Há mais de dois anos detentor do título de homem mais rico do Brasil, que também carregou em outros momentos do passado, agora o bff e vizinho de Roger Federer é o vice-líder entre os mais abastados dos brasileiros, com uma fortuna estimada em US$ 16,1 bilhões (R$ 83,2 bilhões), o equivalente a algo perto da metade do patrimônio que o megainvestidor de 83 anos possuía nem faz muito tempo.
Até aí, nada demais, dado que danças das cadeiras como essa entre os membros do seleto clube dos dez dígitos são até comuns. Dito isso, a “plat de résistance” causada pela queda de Lemann ganhou ares de conquista histórica e – com perdão pelo clichê – também de empoderamento para as fãs do termo, por conta do novo número um entre os 0,00001% dos brasileiros que não se preocupam com seus orçamentos: melhor dizendo, “a nova” número um, que no caso é a sempre elegante e discretíssima filantropa Vicky Safra, a primeira mulher a se tornar a pessoa mais rica do país no qual desde seus primórdios o capital sempre esteve majoritariamente em mãos masculinas. Aqui, um parêntese: Vicky, assim como todas as outras bilionárias brasileiras, herdaram suas fortunas, uma vez que o Brasil ainda está para produzir uma integrante do clube dos dez dígitos “self-made”, ou seja, que tenha conquistado sua própria riqueza sozinha e começando do zero.
Natural da Grécia, país do qual ainda é cidadã, e viúva do banqueiro Joseph Safra, o mais rico dos brasileiros até sua morte em 2021, Vicky herdou do falecido marido que preferia contar seus lucros de cabeça e detestava calculadoras um sem número de negócios e ativos líquidos dos mais variados que somam US$ 18 bilhões (R$ 92 bilhões), cifra que a coloca entre os 330 maiores bilionários do planeta e também no Top 10 das mulheres mais ricas. Na América Latina, só fica atrás da chilena Iris Fontbana, viúva do industrial e magnata das cervejas Andrónico Luksic, que morreu em 2016 e deixou para ela seus quase US$ 23 bilhões (R$118,2 bilhões) acumulados em vida.

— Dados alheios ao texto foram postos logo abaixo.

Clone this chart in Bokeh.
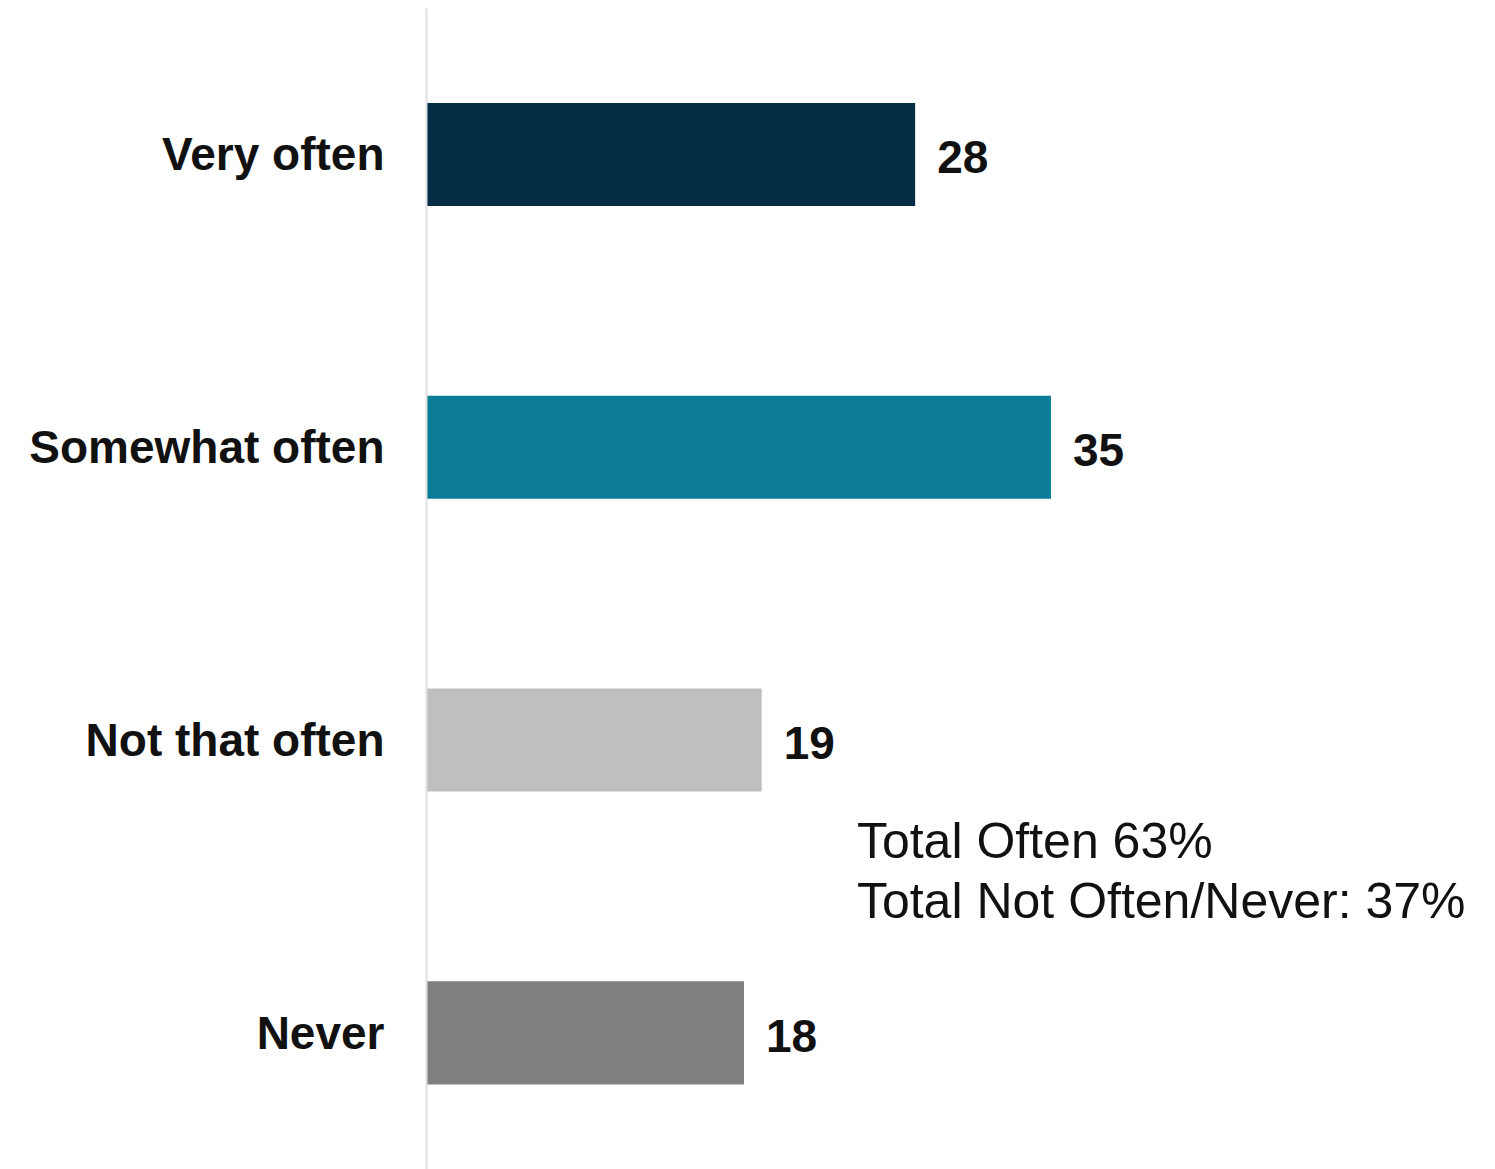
from bokeh.plotting import figure
from bokeh.models import Range1d, FixedTicker, ColumnDataSource, Label
from bokeh.embed import file_html
from bokeh.resources import INLINE

categories = ["Very often", "Somewhat often", "Not that often", "Never"]
values = [27.7, 35.4, 19.0, 18.0]
value_labels = ["28", "35", "19", "18"]
colors = ["#032d45", "#0b7c95", "#bfbfbf", "#7f7f7f"]
summary_lines = ["Total Often 63%", "Total Not Often/Never: 37%"]
summary_x = 24.4
summary_y = [1.654, 1.449]

positions = [len(categories) - i for i in range(len(categories))]

src = ColumnDataSource(dict(
    y=positions, v=values, lab=value_labels, color=colors,
))

p = figure(width=1495, height=1169, output_backend="svg", toolbar_location=None,
           x_range=Range1d(0, 60.6), y_range=Range1d(0.5334, 4.4986),
           x_axis_location=None, min_border_left=426, min_border_right=0,
           min_border_top=8, min_border_bottom=0)
p.outline_line_color = None
p.xgrid.grid_line_color = None
p.ygrid.grid_line_color = None
p.background_fill_color = "white"
p.border_fill_color = "white"

p.hbar(y="y", right="v", left=0, height=0.352, fill_color="color",
       line_color=None, source=src)
p.text(x="v", y="y", text="lab", source=src, x_offset=22, y_offset=3,
       text_font_size="46px", text_font_style="bold", text_color="#111111",
       text_baseline="middle", text_align="left", text_font={"value": "Liberation Sans"})

ya = p.yaxis[0]
ya.ticker = FixedTicker(ticks=positions)
ya.major_label_overrides = {pos: cat for pos, cat in zip(positions, categories)}
ya.major_label_text_font = "Liberation Sans"
ya.major_label_text_font_size = "46px"
ya.major_label_text_font_style = "bold"
ya.major_label_text_color = "#111111"
ya.major_label_standoff = 36
ya.major_tick_line_color = None
ya.minor_tick_line_color = None
ya.axis_line_color = "#e0e0e0"
ya.axis_line_width = 2

for line, yy in zip(summary_lines, summary_y):
    p.add_layout(Label(x=summary_x, y=yy, text=line, text_font="Liberation Sans",
                       text_font_size="50px", text_color="#111111",
                       text_baseline="middle", text_align="left"))

open("out.html", "w").write(file_html(p, INLINE))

Famosa nas altas rodas de São Paulo, entre outras coisas, pelo penteado sempre perfeito no qual nem mesmo com uma lupa se acharia um frizz, a agora matriarca dos Safra, de 70 anos, passa a maior parte de seu tempo em Crans-Montana, também na Suíça escolhida por Lemann como lar permanente por se tratar de um lugar altamente seguro e ideal para levar uma vida tranquila, sem que a maioria da população de lá sequer imagine o tamanho de seu tesouro (que, claro, também inclui joias, barras de ouro e por aí vai..).
Mas a de Vicky não é exatamente uma “vidinha” pacata, já que estão sob sua responsabilidade os mais de US$ 325 bilhões (R$ 1,7 trilhão) em ativos sob gestão administrados em escritórios espadanados por 25 países que funcionam como tentáculos do império financeiro que carrega a prestigiada marca Safra, bem visa desde os primórdios do Império Otomano, e cuja uma fatia majoritária de 51% lhe foi deixada por Joseph, além de um portfólio de imóveis comerciais e residenciais de altíssimo padrão espalhados pelo mundo. Um desses ativos imobiliários, alías, ocupa várias quadras da movimentada Canary Wharf de Londres, não muito longe do “The Gherkin”, o prédio comercial mais famoso da capital inglesa comprado por Joseph em 2012 por US$ 810 milhões (R$ 4,2 bilhões), afora uma participação na líder mundial em produção de bananas Chiquita Brands e o banco de investimentos suíço Safra Sarasin, apenas para citar os bens mais valiosos que agora são dela.
E mesmo sendo a primeira mulher com mais dinheiro na conta do que qualquer outro brasileiro ou brasileira vivos, Vicky enfrenta há mais de um ano um drama familiar constrangedor, já que está sendo processada por seu filho Albert por supostamente tê-lo excluído do testamento multibilionário de Joseph. Brigas assim, meio suburbanas, eram contornadas com métodos de pacificação pelo banqueiro libanês naturalizado brasileiro que preferia ser tratado por José, e que sempre foi um ótimo negociador e apaziguador de ânimos. Mas ninguém imagina como Vicky resolverá a questão com o herdeiro rebelde, embora muitos apostem que a resolução do imbróglio que a faz aparecer na mídia mais do que gostaria seja resolvida com um acordo financeiro muito bem costurado. Nesse sentido, inclusive, há indícios de que a influência de Vicky no reino dos Safra sempre foi maior do que o que quase todo mundo imaginava, e acima de tudo o real motivo por trás da misteriosa desavença épica que fez os integrantes da família mais rica em terras brasileiras parecerem personagens de novelas escritas por Silvio de Abreu, nas quais o grande vilão da trama era revelado somente no último capítulo. O da “novela Safra”, por sua vez, está longe da exibição dos créditos finais, com prováveis muitas reviravoltas em sua trama surgindo nas cenas mais cativantes.